Charts and diagrams as code
* * * *

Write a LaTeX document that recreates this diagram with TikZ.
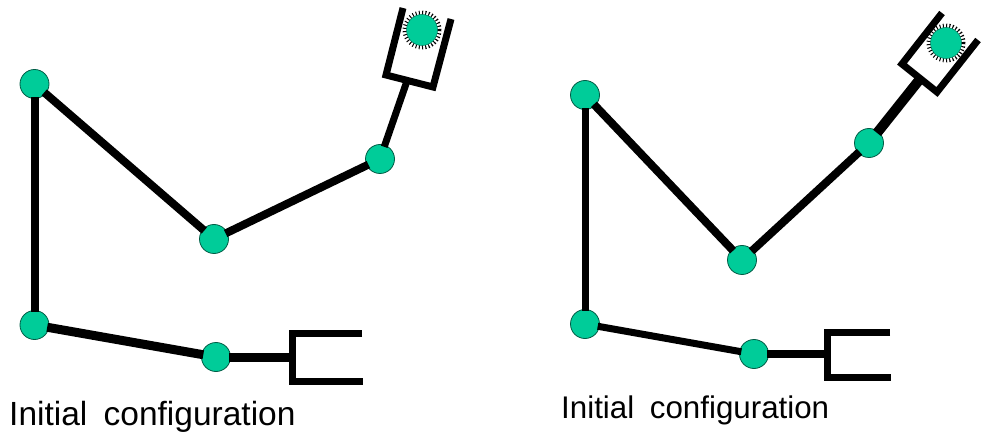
\documentclass[tikz,border=0pt]{standalone}
\usepackage{fontspec}
\setmainfont{Liberation Sans}
\definecolor{jointgreen}{HTML}{00CC99}
\tikzset{
  joint/.style={circle,draw=black!55!jointgreen,fill=jointgreen,line width=0.8pt,minimum size=29pt,inner sep=0pt},
  ball/.style={circle,draw=jointgreen!60!black,fill=jointgreen,line width=0.5pt,minimum size=31pt,inner sep=0pt},
  spikes/.style={circle,draw=black,line width=5pt,dash pattern=on 1pt off 2.2pt,minimum size=34pt,inner sep=0pt},
  link/.style={line width=8pt,shorten <=-2pt,shorten >=-2pt},
  gripper/.style={line width=7pt,line join=miter},
  caption/.style={anchor=base west,inner sep=0pt}
}
\begin{document}
\begin{tikzpicture}[x=1pt,y=-1pt]
\useasboundingbox (0,0) rectangle (981,435);
% left arm
\node[joint] (a1) at (34.5,84) {};
\node[joint] (a2) at (34.5,325) {};
\node[joint] (a3) at (216,357) {};
\node[joint] (a4) at (214,239) {};
\node[joint] (a5) at (380,159) {};
\coordinate (ag1) at (403,8);
\coordinate (ag2) at (386,75);
\coordinate (ag3) at (433,87);
\coordinate (ag4) at (451,19);
\coordinate (agm) at (407,81);
\coordinate (ah1) at (362,333);
\coordinate (ah2) at (292,333);
\coordinate (ah3) at (292,381);
\coordinate (ah4) at (363,381);
\coordinate (ahm) at (292,357);
\draw[link] (a1) -- (a2);
\draw[link,line width=9pt] (a2) -- (a3);
\draw[link] (a1) -- (a4);
\draw[link] (a4) -- (a5);
\draw[link,line width=7pt] (a5) -- (agm);
\draw[link,line width=9pt] (a3) -- (ahm);
\draw[gripper] (ag1) -- (ag2) -- (ag3) -- (ag4);
\draw[gripper] (ah1) -- (ah2) -- (ah3) -- (ah4);
\node[spikes] (as) at (422,30) {};
\node[ball] (ab) at (422,30) {};
% right arm
\node[joint] (b1) at (585,95) {};
\node[joint] (b2) at (585,324) {};
\node[joint] (b3) at (754,354) {};
\node[joint] (b4) at (742,260) {};
\node[joint] (b5) at (869,143) {};
\coordinate (bg1) at (942,13);
\coordinate (bg2) at (902,64);
\coordinate (bg3) at (937,92);
\coordinate (bg4) at (978,40);
\coordinate (bgm) at (920,79);
\coordinate (bh1) at (890,332);
\coordinate (bh2) at (827,332);
\coordinate (bh3) at (827,377);
\coordinate (bh4) at (891,377);
\coordinate (bhm) at (827,354);
\draw[link,line width=7pt] (b1) -- (b2);
\draw[link,line width=7pt] (b2) -- (b3);
\draw[link] (b1) -- (b4);
\draw[link] (b4) -- (b5);
\draw[link,line width=10pt] (b5) -- (bgm);
\draw[link] (b3) -- (bhm);
\draw[gripper] (bg1) -- (bg2) -- (bg3) -- (bg4);
\draw[gripper] (bh1) -- (bh2) -- (bh3) -- (bh4);
\node[spikes] (bs) at (946,43) {};
\node[ball] (bb) at (946,43) {};
% captions
\node[caption,font=\fontsize{33.5}{40}\selectfont] (ca) at (9,425) {Initial\hspace{7pt} configuration};
\node[caption,font=\fontsize{31.3}{38}\selectfont] (cb) at (561,418) {Initial\hspace{7pt} configuration};
\end{tikzpicture}
\end{document}
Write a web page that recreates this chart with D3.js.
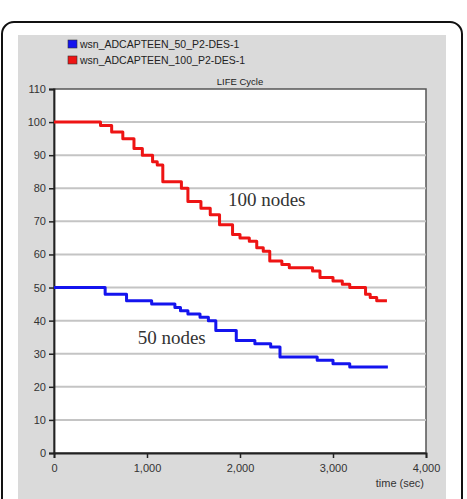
<!DOCTYPE html>
<meta charset="utf-8">
<style>
body { margin: 0; background: #fff; }
text { font-family: "Liberation Sans", Arial, sans-serif; }
text.lbl { font-family: "Liberation Serif", "Times New Roman", serif; }
.tick text { font-size: 11px; fill: #333; }
</style>
<svg width="467" height="499"></svg>
<script src="https://d3js.org/d3.v7.min.js"></script>
<script>
// series: [time (sec), nodes alive]
var names = ["wsn_ADCAPTEEN_50_P2-DES-1", "wsn_ADCAPTEEN_100_P2-DES-1"];
var colors = ["#1414ee", "#ee1414"];
var blue50 = [[0,50],[550,48],[780,46],[1050,45],[1300,44],[1360,43],[1440,42],[1570,41],[1660,40],[1740,37],
  [1960,34],[2160,33],[2330,32],[2430,29],[2830,28],[3000,27],[3180,26],[3590,26]];
var red100 = [[0,100],[500,99],[620,97],[740,95],[860,92],[950,90],[1060,88],[1110,87],[1170,82],[1370,80],
  [1440,76],[1580,74],[1680,72],[1780,69],[1920,66],[2000,65],[2100,64],[2180,62],[2250,61],[2320,58],
  [2450,57],[2530,56],[2780,55],[2860,53],[3000,52],[3100,51],[3180,50],[3350,48],[3400,47],[3470,46],[3580,46]];
var xTicks = [0, 1000, 2000, 3000, 4000];
var yTicks = [0, 10, 20, 30, 40, 50, 60, 70, 80, 90, 100, 110];
var labels = [{text: "100 nodes", x: 1870, y: 74.5}, {text: "50 nodes", x: 900, y: 32.8}];

var svg = d3.select("svg");
var pLeft = 54, pRight = 426, pTop = 89, pBottom = 453;

// frame and panel
svg.append("rect").attr("x", 2).attr("y", 22).attr("width", 460).attr("height", 500)
  .attr("rx", 12).attr("fill", "#fff").attr("stroke", "#111").attr("stroke-width", 2);
svg.append("rect").attr("x", 18).attr("y", 35).attr("width", 428).attr("height", 470).attr("fill", "#dadada");
svg.append("rect").attr("x", pLeft).attr("y", pTop).attr("width", pRight - pLeft).attr("height", pBottom - pTop)
  .attr("fill", "#fff").attr("stroke", "#555").attr("stroke-width", 1.5);

var x = d3.scaleLinear().domain([0, 4000]).range([pLeft, pRight]);
var y = d3.scaleLinear().domain([0, 110]).range([pBottom, pTop]);

// gridlines
svg.append("g").selectAll("line").data(yTicks.slice(1, -1)).join("line")
  .attr("x1", pLeft).attr("x2", pRight).attr("y1", d => y(d)).attr("y2", d => y(d))
  .attr("stroke", "#c4c4c4").attr("stroke-width", 2);

// axes
var yAxis = svg.append("g").attr("transform", "translate(" + pLeft + ",0)")
  .call(d3.axisLeft(y).tickValues(yTicks).tickSize(5).tickPadding(3));
var xAxis = svg.append("g").attr("transform", "translate(0," + pBottom + ")")
  .call(d3.axisBottom(x).tickValues(xTicks).tickFormat(d3.format(",")).tickSize(5).tickPadding(6));
[yAxis, xAxis].forEach(function(a) {
  a.select(".domain").attr("stroke", "#222").attr("stroke-width", 1.8);
  a.selectAll(".tick line").attr("stroke", "#222").attr("stroke-width", 1.5);
  a.selectAll(".tick text").style("font-family", "'Liberation Sans', Arial, sans-serif").style("font-size", "11px");
});

// lines
var line = d3.line().x(d => x(d[0])).y(d => y(d[1])).curve(d3.curveStepAfter);
[blue50, red100].forEach(function(s, i) {
  svg.append("path").datum(s).attr("d", line).attr("fill", "none")
    .attr("stroke", colors[i]).attr("stroke-width", 3).attr("stroke-linejoin", "round");
});

// title
svg.append("text").attr("x", 240).attr("y", 85).attr("text-anchor", "middle")
  .attr("font-size", 9.5).attr("fill", "#222").text("LIFE Cycle");

// legend
names.forEach(function(n, i) {
  svg.append("rect").attr("x", 68).attr("y", 40 + i * 16).attr("width", 9).attr("height", 8)
    .attr("fill", colors[i]).attr("stroke", "#333").attr("stroke-width", 0.6);
  svg.append("text").attr("x", 80).attr("y", 48 + i * 16).attr("font-size", 10.5)
    .attr("fill", "#222").text(n);
});

// curve labels
svg.selectAll(".lbl").data(labels).join("text").attr("class", "lbl")
  .attr("x", d => x(d.x)).attr("y", d => y(d.y))
  .attr("font-size", 19).attr("fill", "#333").text(d => d.text);

svg.append("text").attr("x", 424).attr("y", 487).attr("text-anchor", "end")
  .attr("font-size", 11).attr("fill", "#333").text("time (sec)");
</script>
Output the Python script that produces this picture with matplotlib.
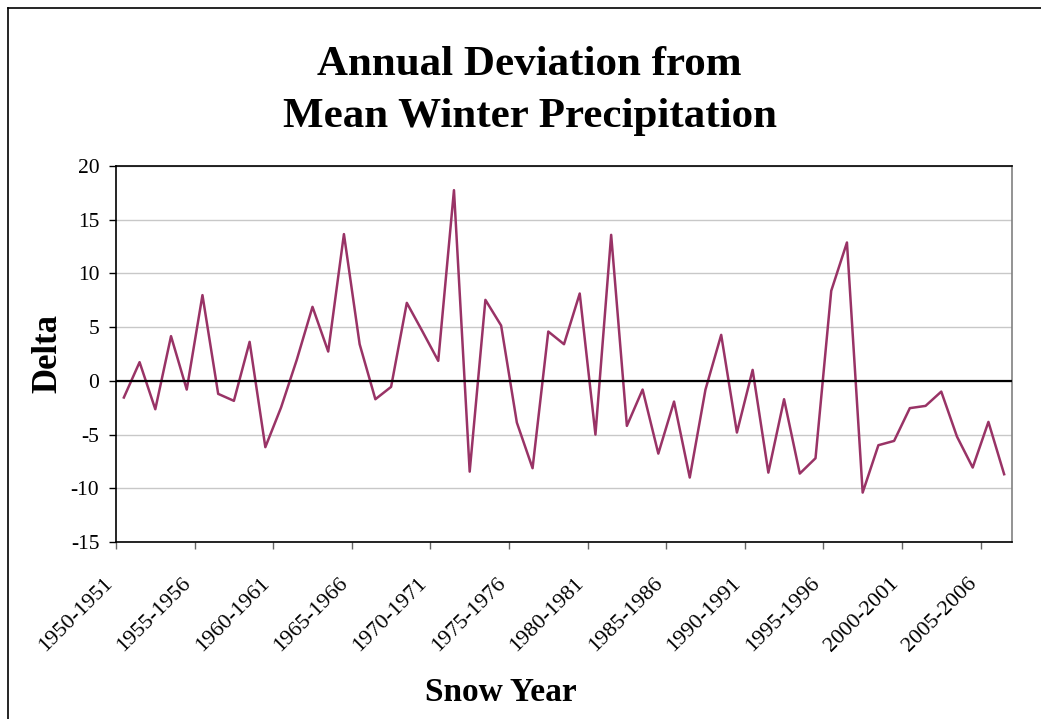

* * * *

--- Stated goal ---
Identify the lines above that contain the word "recreates", then copy them.

--- Solution for this task ---
Write a LaTeX document that recreates this diagram with TikZ.
Write a web page that recreates this chart with D3.js.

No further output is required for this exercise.